After spending millions on gift cards as rewards for people leaving reviews on Peer Insights, Gartner is opening up the program to allow vendor-funded incentives. The “Technology Provider Funded Gift Cards Program” is coming soon – probably launching along with the new Peer Insights methodology in early August.
Until now, Gartner has made funds of up to $1250 per vendor available for incentive-driven review campaigns. This has rolled up into the millions, even if you take a conservative guess that 20% of the 340,000 reviews generated so far have been rewarded with a $25 payout.
At launch, Gartner will cap the maximum amount per review category per year at $5000, which equals 200 fresh reviews. In most Peer Insights categories, any vendor adding half that number of reviews per year will stay ahead – but remember that the site is set to hide all reviews older than 12 months by default.
Although reviews do not expire, they become a lot less visible after 12 months – encouraging any vendor that has already put a lot of effort into generating reviews to keep going.
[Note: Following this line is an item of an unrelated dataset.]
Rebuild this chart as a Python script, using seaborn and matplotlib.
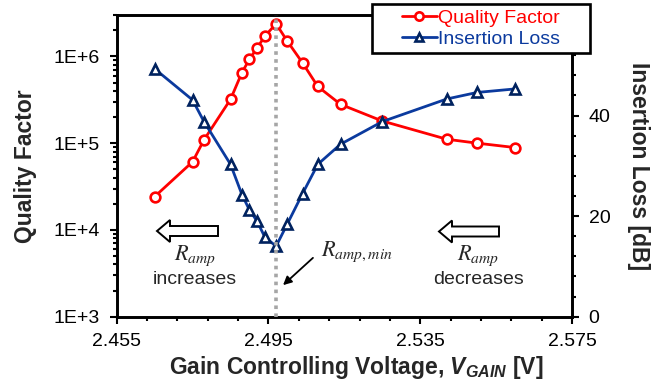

The program is part of a pledge by Gartner Peer Insights head Anatoli Olkhovets (pictured) to be more open and transparent with vendors. His group launched a blog in June and continues to provide six-monthly webinars that tell the story behind the latest methodology updates.
A deeper dive into that really high rejection rate
One of the early blog posts gets into the detail of why there’s a 35% rejection rate on submitted reviews – double that of some enterprise review site competitors and one of the biggest bugbears for vendors, who work hard to convince their customers to submit a review, only to see it rejected. The post confirms the reasons that Gartner’s PI team had already outlined to Destrier: a lot of rejections are due to low-quality content – that nobody is going to want to read – in addition to weeding out those fakes.
Gartner is also checking for plagiarism – cross-checking the text against vendors’ websites and other collateral – which underlines the importance of coaching wannabe reviewers to ensure their review is in their own words. When you’re half-way through submitting a review and running out of things to say, it’s always tempting to grab and paste a few words from an official source – but this is likely to lead to your review being rejected.
Once the vendor-funded incentives program takes off, we think it’s likely that Gartner will gently retire its own funding incentives. Although we are clear that most genuine enterprise customers are not writing their review for cash, a $25 gift card – or donation to a charity of your choice – is a much-appreciated thank you, especially as reviews, done properly, take around 25-30 minutes to complete.
Over the past months, it appears to have become generally accepted by vendors that a low-value reward of up to $25 is an acceptable incentive to thank a reviewer for taking the time to write a review. However, as highlighted in Destrier and KCG’s definitive guide, Enterprise Peer Reviews: A Playbook for Marketers, it is not OK for vendors to pay or otherwise incentivize customers directly – and, when detected, is likely to lead to a ban.
Gartner has been clever in finding a work-around by passing the costs on to vendors and providing governance by continuing to own the process and own the handing out of awards.
On the positive side, this maintains the church and state division and ensures that vendors do not directly incentivize their customers to write reviews. But on the negative side, this hands more control to Gartner and will probably widen the gap between vendors who “get it” and those still working out that peer reviews are here to stay.